The pathogenesis of TTP is related to release of vWF. Monomers of vWF are linked by disulfide bonds to form large multimers. A vWF-cleaving metalloprotease in plasma normally prevents the entrance into the circulation (or persistence) of unusually large multimers of vWF. This metalloprotease is called ADAMTS 13 (a disintegrin and metalloprotease, with thrombospondin-1-like domains). In most patients with TTP, plasma ADAMTS 13 activity is less than 5 percent of normal. During an episode of acquired idiopathic thrombotic thrombocytopenic purpura or any recurrence, patients usually have undetectable or barely detectable plasma levels of ADAMTS 13.
The diagnosis of TMA must be made in a timely manner because delay carries with it the attendant risk of sudden death. The disorder should be considered when prodromal symptoms such as malaise, fatigue, gastrointestinal distress, or low-grade fever persist or progress in the face of symptomatic therapy. A complete blood count and an analysis of the peripheral blood smear are indicated in any patient with a protracted course. A provisional diagnosis of TMA should be made, and plasma-based therapy instituted, in any patient with the above-mentioned prodromal symptoms in whom MAHA and thrombocytopenia are discovered, unless an alternative diagnosis is evident.

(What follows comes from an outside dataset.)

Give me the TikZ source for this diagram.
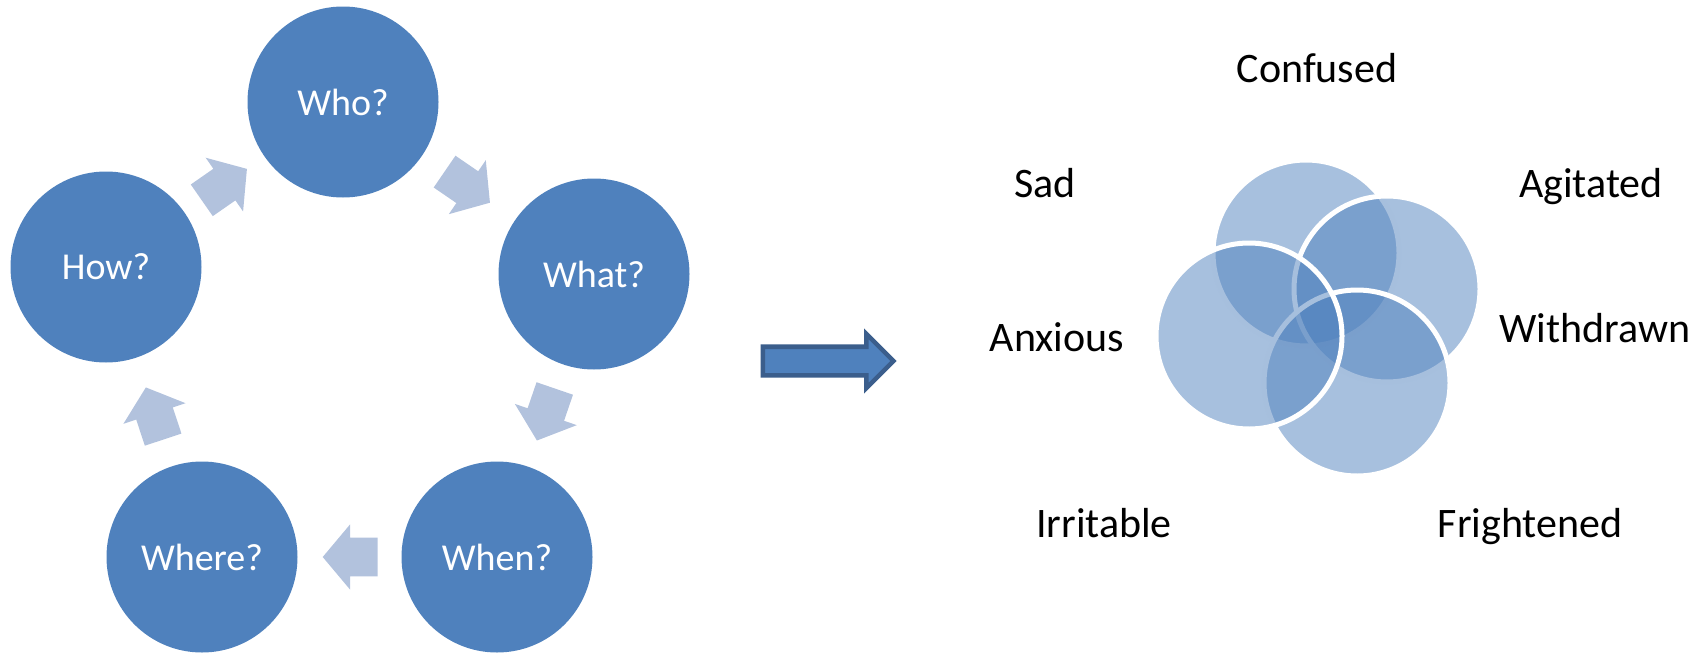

The mortality rate of TTP-TMA approaches 100% without therapy. The treatment of acute TTP is based on the use of plasmapheresis along with infusion of fresh frozen plasma. Patients with TTP become transiently deficient in a plasma enzyme that depolymerizes ultra-high molecular-weight vWF released from endothelial cells. Therapy may lead to removal of the abnormal forms of vWF and increase the deficient enzyme. Overall mortality is markedly reduced with plasmapheresis, and the majority of patients recover with no residual renal or neurologic disease.
More than 80% of patients presenting for the first time with TMA-TTP can be treated successfully with plasmapheresis, but at least 30% of successfully treated adult patients will have one or more relapses. Approximately half of relapses occur within the first 2 months after therapy has been discontinued. Occasional patients with a chronic, relapsing form of TTP require maintenance plasmapheresis and plasma infusion, and a few patients are controlled only with corticosteroid therapy. Prior to the general availability of plasmapheresis, splenectomy was used to treat TMA-TTP, inducing remission in up to 50% of patients. Splenectomy is now used to treat patients not responding to plasmapheresis.
Hemolytic-uremic syndrome (HUS) has features similar to TTP, and it may be difficult to distinguish the two. In children, this variant occurs most commonly after an episode of E. coli 0157:H7 induced gastroenteritis.